## Task to carry out
Exactly the lines between the line containing "Emit a web page" and the line containing "const equiY = [0, 100];", together with those two lines, are to be output.

## Recorded information
##############################
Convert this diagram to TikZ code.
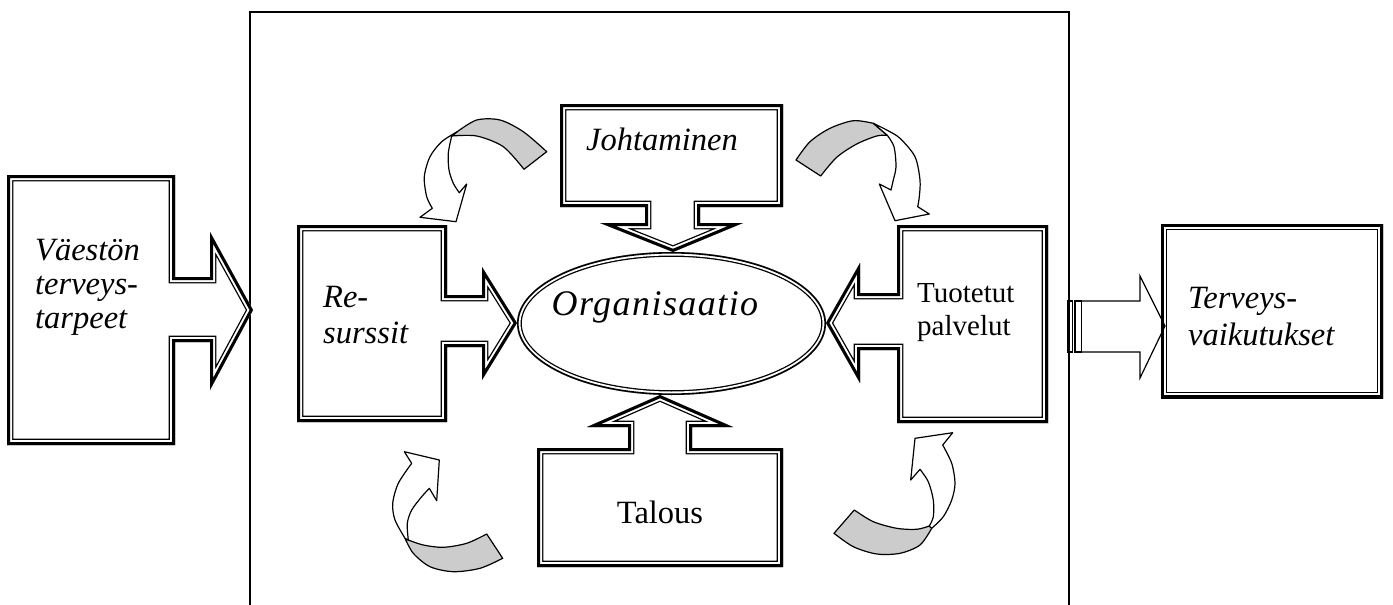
##############################
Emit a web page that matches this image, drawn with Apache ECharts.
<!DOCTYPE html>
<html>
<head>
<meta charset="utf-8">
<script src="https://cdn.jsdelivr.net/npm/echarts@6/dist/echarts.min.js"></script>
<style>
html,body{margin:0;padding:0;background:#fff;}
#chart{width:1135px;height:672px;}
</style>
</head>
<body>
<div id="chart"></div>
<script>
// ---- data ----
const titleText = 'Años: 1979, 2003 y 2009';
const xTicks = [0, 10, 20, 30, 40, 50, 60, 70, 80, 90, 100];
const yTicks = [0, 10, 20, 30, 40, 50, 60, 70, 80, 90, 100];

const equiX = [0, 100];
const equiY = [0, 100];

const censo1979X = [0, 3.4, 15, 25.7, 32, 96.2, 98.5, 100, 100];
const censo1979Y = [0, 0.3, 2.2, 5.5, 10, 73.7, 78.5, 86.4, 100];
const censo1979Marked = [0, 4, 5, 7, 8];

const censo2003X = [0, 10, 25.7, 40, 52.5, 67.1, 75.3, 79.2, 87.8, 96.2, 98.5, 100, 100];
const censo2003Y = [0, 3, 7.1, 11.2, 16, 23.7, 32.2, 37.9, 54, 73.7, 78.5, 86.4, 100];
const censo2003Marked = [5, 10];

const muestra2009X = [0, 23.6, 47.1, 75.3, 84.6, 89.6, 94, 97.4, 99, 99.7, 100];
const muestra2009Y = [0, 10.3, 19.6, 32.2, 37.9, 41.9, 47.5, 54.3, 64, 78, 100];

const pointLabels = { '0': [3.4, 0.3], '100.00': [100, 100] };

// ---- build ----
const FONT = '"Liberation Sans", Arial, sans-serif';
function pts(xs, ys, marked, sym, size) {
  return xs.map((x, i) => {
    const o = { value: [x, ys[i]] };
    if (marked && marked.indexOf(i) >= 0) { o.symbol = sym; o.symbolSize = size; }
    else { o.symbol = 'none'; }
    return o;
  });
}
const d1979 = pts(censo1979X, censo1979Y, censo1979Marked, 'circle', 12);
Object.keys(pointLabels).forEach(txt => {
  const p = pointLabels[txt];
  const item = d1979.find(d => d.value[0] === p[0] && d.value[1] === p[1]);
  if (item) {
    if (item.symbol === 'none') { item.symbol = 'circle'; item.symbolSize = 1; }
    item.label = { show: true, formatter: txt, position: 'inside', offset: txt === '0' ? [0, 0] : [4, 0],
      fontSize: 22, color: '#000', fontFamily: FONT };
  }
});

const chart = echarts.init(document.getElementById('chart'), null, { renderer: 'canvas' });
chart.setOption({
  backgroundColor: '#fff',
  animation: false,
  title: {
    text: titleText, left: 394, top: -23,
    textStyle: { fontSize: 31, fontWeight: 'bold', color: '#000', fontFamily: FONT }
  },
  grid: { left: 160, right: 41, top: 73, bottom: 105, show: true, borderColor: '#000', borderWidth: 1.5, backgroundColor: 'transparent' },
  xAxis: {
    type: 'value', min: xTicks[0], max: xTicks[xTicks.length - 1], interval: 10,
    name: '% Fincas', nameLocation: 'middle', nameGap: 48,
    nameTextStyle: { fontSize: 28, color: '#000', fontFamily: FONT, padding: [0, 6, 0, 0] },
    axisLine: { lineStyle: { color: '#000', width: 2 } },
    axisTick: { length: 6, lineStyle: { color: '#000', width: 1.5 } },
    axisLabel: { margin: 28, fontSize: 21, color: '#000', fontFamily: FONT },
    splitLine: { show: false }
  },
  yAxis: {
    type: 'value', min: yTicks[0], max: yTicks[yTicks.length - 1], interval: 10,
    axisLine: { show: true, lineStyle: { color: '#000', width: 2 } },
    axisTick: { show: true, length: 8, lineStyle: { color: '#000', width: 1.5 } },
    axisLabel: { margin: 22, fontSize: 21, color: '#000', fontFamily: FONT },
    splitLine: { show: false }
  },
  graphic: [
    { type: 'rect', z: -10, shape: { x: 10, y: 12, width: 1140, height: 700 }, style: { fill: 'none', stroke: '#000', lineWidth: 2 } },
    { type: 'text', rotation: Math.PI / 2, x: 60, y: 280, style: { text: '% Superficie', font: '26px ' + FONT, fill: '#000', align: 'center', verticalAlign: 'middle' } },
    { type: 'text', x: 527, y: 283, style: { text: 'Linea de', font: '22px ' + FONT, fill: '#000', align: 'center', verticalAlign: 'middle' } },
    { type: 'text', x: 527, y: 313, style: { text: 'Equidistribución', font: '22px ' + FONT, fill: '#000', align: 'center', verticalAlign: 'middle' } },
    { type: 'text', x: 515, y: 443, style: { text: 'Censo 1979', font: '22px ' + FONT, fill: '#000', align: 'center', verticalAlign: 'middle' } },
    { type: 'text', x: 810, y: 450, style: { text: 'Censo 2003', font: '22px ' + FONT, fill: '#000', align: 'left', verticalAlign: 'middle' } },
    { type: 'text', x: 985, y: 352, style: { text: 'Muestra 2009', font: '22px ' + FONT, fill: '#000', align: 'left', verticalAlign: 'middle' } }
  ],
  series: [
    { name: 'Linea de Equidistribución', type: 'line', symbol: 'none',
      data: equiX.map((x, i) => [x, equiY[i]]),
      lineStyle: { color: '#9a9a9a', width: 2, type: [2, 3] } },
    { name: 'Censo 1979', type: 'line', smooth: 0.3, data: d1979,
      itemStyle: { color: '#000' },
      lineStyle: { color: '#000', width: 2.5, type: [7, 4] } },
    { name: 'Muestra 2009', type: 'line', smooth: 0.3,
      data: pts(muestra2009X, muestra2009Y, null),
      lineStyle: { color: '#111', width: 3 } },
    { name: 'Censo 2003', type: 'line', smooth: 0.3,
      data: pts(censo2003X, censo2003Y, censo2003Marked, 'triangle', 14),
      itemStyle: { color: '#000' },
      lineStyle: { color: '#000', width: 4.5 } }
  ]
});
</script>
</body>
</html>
##############################
## Task answer
Emit a web page that matches this image, drawn with Apache ECharts.
<!DOCTYPE html>
<html>
<head>
<meta charset="utf-8">
<script src="https://cdn.jsdelivr.net/npm/echarts@6/dist/echarts.min.js"></script>
<style>
html,body{margin:0;padding:0;background:#fff;}
#chart{width:1135px;height:672px;}
</style>
</head>
<body>
<div id="chart"></div>
<script>
// ---- data ----
const titleText = 'Años: 1979, 2003 y 2009';
const xTicks = [0, 10, 20, 30, 40, 50, 60, 70, 80, 90, 100];
const yTicks = [0, 10, 20, 30, 40, 50, 60, 70, 80, 90, 100];

const equiX = [0, 100];
const equiY = [0, 100];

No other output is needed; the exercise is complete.